Secretary of State Condoleezza Rice and her colleagues from the G-7 grouping have made a joint appeal on Russia to accept a Georgian cease-fire offer and to respect the territorial integrity and sovereignty of its smaller neighbor.
Rice and the foreign ministers of Japan, Italy, France, Germany, Britain and Canada discussed the crisis in a telephone conference call, endorsing the mediation effort of French Foreign Minister Bernard Kouchner and Finnish Foreign Minister Alexander Stubb, representing the European Union and the Organization for Security and Cooperation in Europe, the OSCE.
State Department Deputy Spokesman Robert Wood said the conference call was one of some 90 conversations Secretary Rice has had with foreign leaders since Friday in a bid to stop the fighting.
Rice is understood to have spoken on multiple occasions during that span to Georgian President Mikhail Saakashvili and Russian Foreign Minister Sergei Lavrov, among others.
Wood said the focus is exclusively on diplomacy and that there has been no discussion of U.S. military intervention or provision of military aid to Georgia.
The United States says it is prepared to facilitate the return of Georgia's 2,000 - troop contingent from Iraq under a long-standing agreement, but Wood rejected Russian criticism that this amounts to an active U.S. role in the hostilities.
"First of all, we're not assisting in any conflict," said Robert Wood. "We obviously have an agreement with the Georgians to help move their troops out of Iraq back to Georgia. I don't see that we're part of this conflict. What we're now calling on the Russians [to do] is to stop their aggression and agree to a mediation effort."

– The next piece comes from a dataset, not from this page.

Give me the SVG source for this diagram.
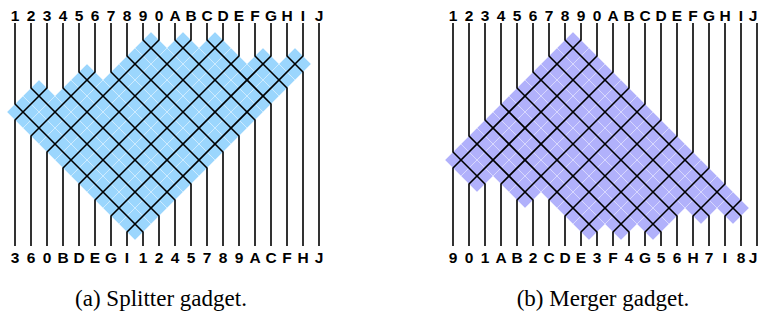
<svg xmlns="http://www.w3.org/2000/svg" width="759" height="320" viewBox="0 0 759 320">
<style>
.bg{fill:#fff}
.w{fill:none;stroke:#000;stroke-width:1.6;stroke-linejoin:miter}
.lb{font-family:"Liberation Sans",Arial,Helvetica,sans-serif;font-weight:bold;font-size:15.5px;text-anchor:middle;fill:#000}
.cap{font-family:"Liberation Serif","Times New Roman",serif;font-size:23px;text-anchor:middle;fill:#000}
.ta use{fill:#9bd6fd;stroke:#fff;stroke-opacity:.4;stroke-width:.7}
.tb use{fill:#b1b1fb;stroke:#fff;stroke-opacity:.4;stroke-width:.7}
</style>
<defs>
<path id="t" d="M0,-16 L16,0 L0,16 L-16,0 Z"/>
</defs>
<rect class="bg" x="0" y="0" width="759" height="320"/>

<g id="splitter">
<g id="splitter-tiles" class="ta">
<use href="#t" x="23" y="112"/><use href="#t" x="39" y="128"/><use href="#t" x="55" y="144"/><use href="#t" x="71" y="160"/><use href="#t" x="87" y="176"/><use href="#t" x="103" y="192"/><use href="#t" x="119" y="208"/><use href="#t" x="135" y="224"/>
<use href="#t" x="39" y="96"/><use href="#t" x="55" y="112"/><use href="#t" x="71" y="128"/><use href="#t" x="87" y="144"/><use href="#t" x="103" y="160"/><use href="#t" x="119" y="176"/><use href="#t" x="135" y="192"/><use href="#t" x="151" y="208"/>
<use href="#t" x="71" y="96"/><use href="#t" x="87" y="112"/><use href="#t" x="103" y="128"/><use href="#t" x="119" y="144"/><use href="#t" x="135" y="160"/><use href="#t" x="151" y="176"/><use href="#t" x="167" y="192"/>
<use href="#t" x="87" y="80"/><use href="#t" x="103" y="96"/><use href="#t" x="119" y="112"/><use href="#t" x="135" y="128"/><use href="#t" x="151" y="144"/><use href="#t" x="167" y="160"/><use href="#t" x="183" y="176"/>
<use href="#t" x="119" y="80"/><use href="#t" x="135" y="96"/><use href="#t" x="151" y="112"/><use href="#t" x="167" y="128"/><use href="#t" x="183" y="144"/><use href="#t" x="199" y="160"/>
<use href="#t" x="135" y="64"/><use href="#t" x="151" y="80"/><use href="#t" x="167" y="96"/><use href="#t" x="183" y="112"/><use href="#t" x="199" y="128"/><use href="#t" x="215" y="144"/>
<use href="#t" x="151" y="48"/><use href="#t" x="167" y="64"/><use href="#t" x="183" y="80"/><use href="#t" x="199" y="96"/><use href="#t" x="215" y="112"/><use href="#t" x="231" y="128"/>
<use href="#t" x="183" y="48"/><use href="#t" x="199" y="64"/><use href="#t" x="215" y="80"/><use href="#t" x="231" y="96"/><use href="#t" x="247" y="112"/>
<use href="#t" x="215" y="48"/><use href="#t" x="231" y="64"/><use href="#t" x="247" y="80"/><use href="#t" x="263" y="96"/>
<use href="#t" x="263" y="64"/><use href="#t" x="279" y="80"/>
<use href="#t" x="295" y="64"/>
</g>
<g id="splitter-wires">
<g id="sa-1"><path class="w" d="M15,23 V104 L143,232 V246"/><text class="lb" x="15" y="21">1</text><text class="lb" x="143" y="263">1</text></g>
<g id="sa-2"><path class="w" d="M31,23 V88 L159,216 V246"/><text class="lb" x="31" y="21">2</text><text class="lb" x="159" y="263">2</text></g>
<g id="sa-3"><path class="w" d="M47,23 V88 L15,120 V246"/><text class="lb" x="47" y="21">3</text><text class="lb" x="15" y="263">3</text></g>
<g id="sa-4"><path class="w" d="M63,23 V88 L175,200 V246"/><text class="lb" x="63" y="21">4</text><text class="lb" x="175" y="263">4</text></g>
<g id="sa-5"><path class="w" d="M79,23 V72 L191,184 V246"/><text class="lb" x="79" y="21">5</text><text class="lb" x="191" y="263">5</text></g>
<g id="sa-6"><path class="w" d="M95,23 V72 L31,136 V246"/><text class="lb" x="95" y="21">6</text><text class="lb" x="31" y="263">6</text></g>
<g id="sa-7"><path class="w" d="M111,23 V72 L207,168 V246"/><text class="lb" x="111" y="21">7</text><text class="lb" x="207" y="263">7</text></g>
<g id="sa-8"><path class="w" d="M127,23 V56 L223,152 V246"/><text class="lb" x="127" y="21">8</text><text class="lb" x="223" y="263">8</text></g>
<g id="sa-9"><path class="w" d="M143,23 V40 L239,136 V246"/><text class="lb" x="143" y="21">9</text><text class="lb" x="239" y="263">9</text></g>
<g id="sa-0"><path class="w" d="M159,23 V40 L47,152 V246"/><text class="lb" x="159" y="21">0</text><text class="lb" x="47" y="263">0</text></g>
<g id="sa-A"><path class="w" d="M175,23 V40 L255,120 V246"/><text class="lb" x="175" y="21">A</text><text class="lb" x="255" y="263">A</text></g>
<g id="sa-B"><path class="w" d="M191,23 V40 L63,168 V246"/><text class="lb" x="191" y="21">B</text><text class="lb" x="63" y="263">B</text></g>
<g id="sa-C"><path class="w" d="M207,23 V40 L271,104 V246"/><text class="lb" x="207" y="21">C</text><text class="lb" x="271" y="263">C</text></g>
<g id="sa-D"><path class="w" d="M223,23 V40 L79,184 V246"/><text class="lb" x="223" y="21">D</text><text class="lb" x="79" y="263">D</text></g>
<g id="sa-E"><path class="w" d="M239,23 V56 L95,200 V246"/><text class="lb" x="239" y="21">E</text><text class="lb" x="95" y="263">E</text></g>
<g id="sa-F"><path class="w" d="M255,23 V56 L287,88 V246"/><text class="lb" x="255" y="21">F</text><text class="lb" x="287" y="263">F</text></g>
<g id="sa-G"><path class="w" d="M271,23 V56 L111,216 V246"/><text class="lb" x="271" y="21">G</text><text class="lb" x="111" y="263">G</text></g>
<g id="sa-H"><path class="w" d="M287,23 V56 L303,72 V246"/><text class="lb" x="287" y="21">H</text><text class="lb" x="303" y="263">H</text></g>
<g id="sa-I"><path class="w" d="M303,23 V56 L127,232 V246"/><text class="lb" x="303" y="21">I</text><text class="lb" x="127" y="263">I</text></g>
<g id="sa-J"><path class="w" d="M319,23 V246"/><text class="lb" x="319" y="21">J</text><text class="lb" x="319" y="263">J</text></g>
</g>
<text id="caption-a" class="cap" x="161" y="306">(a) Splitter gadget.</text>
</g>

<g id="merger">
<g id="merger-tiles" class="tb">
<use href="#t" x="461" y="160"/><use href="#t" x="477" y="176"/>
<use href="#t" x="477" y="144"/><use href="#t" x="493" y="160"/><use href="#t" x="509" y="176"/><use href="#t" x="525" y="192"/>
<use href="#t" x="493" y="128"/><use href="#t" x="509" y="144"/><use href="#t" x="525" y="160"/><use href="#t" x="541" y="176"/><use href="#t" x="557" y="192"/><use href="#t" x="573" y="208"/><use href="#t" x="589" y="224"/>
<use href="#t" x="509" y="112"/><use href="#t" x="525" y="128"/><use href="#t" x="541" y="144"/><use href="#t" x="557" y="160"/><use href="#t" x="573" y="176"/><use href="#t" x="589" y="192"/><use href="#t" x="605" y="208"/><use href="#t" x="621" y="224"/>
<use href="#t" x="525" y="96"/><use href="#t" x="541" y="112"/><use href="#t" x="557" y="128"/><use href="#t" x="573" y="144"/><use href="#t" x="589" y="160"/><use href="#t" x="605" y="176"/><use href="#t" x="621" y="192"/><use href="#t" x="637" y="208"/><use href="#t" x="653" y="224"/>
<use href="#t" x="541" y="80"/><use href="#t" x="557" y="96"/><use href="#t" x="573" y="112"/><use href="#t" x="589" y="128"/><use href="#t" x="605" y="144"/><use href="#t" x="621" y="160"/><use href="#t" x="637" y="176"/><use href="#t" x="653" y="192"/><use href="#t" x="669" y="208"/>
<use href="#t" x="557" y="64"/><use href="#t" x="573" y="80"/><use href="#t" x="589" y="96"/><use href="#t" x="605" y="112"/><use href="#t" x="621" y="128"/><use href="#t" x="637" y="144"/><use href="#t" x="653" y="160"/><use href="#t" x="669" y="176"/><use href="#t" x="685" y="192"/><use href="#t" x="701" y="208"/>
<use href="#t" x="573" y="48"/><use href="#t" x="589" y="64"/><use href="#t" x="605" y="80"/><use href="#t" x="621" y="96"/><use href="#t" x="637" y="112"/><use href="#t" x="653" y="128"/><use href="#t" x="669" y="144"/><use href="#t" x="685" y="160"/><use href="#t" x="701" y="176"/><use href="#t" x="717" y="192"/><use href="#t" x="733" y="208"/>
</g>
<g id="merger-wires">
<g id="mb-1"><path class="w" d="M453,23 V152 L485,184 V246"/><text class="lb" x="453" y="21">1</text><text class="lb" x="485" y="263">1</text></g>
<g id="mb-2"><path class="w" d="M469,23 V136 L533,200 V246"/><text class="lb" x="469" y="21">2</text><text class="lb" x="533" y="263">2</text></g>
<g id="mb-3"><path class="w" d="M485,23 V120 L597,232 V246"/><text class="lb" x="485" y="21">3</text><text class="lb" x="597" y="263">3</text></g>
<g id="mb-4"><path class="w" d="M501,23 V104 L629,232 V246"/><text class="lb" x="501" y="21">4</text><text class="lb" x="629" y="263">4</text></g>
<g id="mb-5"><path class="w" d="M517,23 V88 L661,232 V246"/><text class="lb" x="517" y="21">5</text><text class="lb" x="661" y="263">5</text></g>
<g id="mb-6"><path class="w" d="M533,23 V72 L677,216 V246"/><text class="lb" x="533" y="21">6</text><text class="lb" x="677" y="263">6</text></g>
<g id="mb-7"><path class="w" d="M549,23 V56 L709,216 V246"/><text class="lb" x="549" y="21">7</text><text class="lb" x="709" y="263">7</text></g>
<g id="mb-8"><path class="w" d="M565,23 V40 L741,216 V246"/><text class="lb" x="565" y="21">8</text><text class="lb" x="741" y="263">8</text></g>
<g id="mb-9"><path class="w" d="M581,23 V40 L453,168 V246"/><text class="lb" x="581" y="21">9</text><text class="lb" x="453" y="263">9</text></g>
<g id="mb-0"><path class="w" d="M597,23 V56 L469,184 V246"/><text class="lb" x="597" y="21">0</text><text class="lb" x="469" y="263">0</text></g>
<g id="mb-A"><path class="w" d="M613,23 V72 L501,184 V246"/><text class="lb" x="613" y="21">A</text><text class="lb" x="501" y="263">A</text></g>
<g id="mb-B"><path class="w" d="M629,23 V88 L517,200 V246"/><text class="lb" x="629" y="21">B</text><text class="lb" x="517" y="263">B</text></g>
<g id="mb-C"><path class="w" d="M645,23 V104 L549,200 V246"/><text class="lb" x="645" y="21">C</text><text class="lb" x="549" y="263">C</text></g>
<g id="mb-D"><path class="w" d="M661,23 V120 L565,216 V246"/><text class="lb" x="661" y="21">D</text><text class="lb" x="565" y="263">D</text></g>
<g id="mb-E"><path class="w" d="M677,23 V136 L581,232 V246"/><text class="lb" x="677" y="21">E</text><text class="lb" x="581" y="263">E</text></g>
<g id="mb-F"><path class="w" d="M693,23 V152 L613,232 V246"/><text class="lb" x="693" y="21">F</text><text class="lb" x="613" y="263">F</text></g>
<g id="mb-G"><path class="w" d="M709,23 V168 L645,232 V246"/><text class="lb" x="709" y="21">G</text><text class="lb" x="645" y="263">G</text></g>
<g id="mb-H"><path class="w" d="M725,23 V184 L693,216 V246"/><text class="lb" x="725" y="21">H</text><text class="lb" x="693" y="263">H</text></g>
<g id="mb-I"><path class="w" d="M741,23 V200 L725,216 V246"/><text class="lb" x="741" y="21">I</text><text class="lb" x="725" y="263">I</text></g>
<g id="mb-J"><path class="w" d="M757,23 V246"/><text class="lb" x="753" y="21">J</text><text class="lb" x="753" y="263">J</text></g>
</g>
<text id="caption-b" class="cap" x="603" y="306">(b) Merger gadget.</text>
</g>
</svg>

Wood said the State Department's chief expert on the Caucasus region, Deputy Assistant Secretary of State for European Affairs Matthew Bryza, arrived in Tbilisi Monday to join international mediation efforts.
He said the United States has also begun to deliver humanitarian supplies to Georgia. An initial $250,000 aid commitment from the U.S. Embassy in Tbilisi was quickly exhausted Monday, but he said plans were being made to bring in emergency items from Germany.
The State Department said the United States helped evacuate about 170 U.S. citizens from Georgia via Armenia. Family members of U.S. Embassy personnel have also departed, though the U.S. mission in Tbilisi remains open.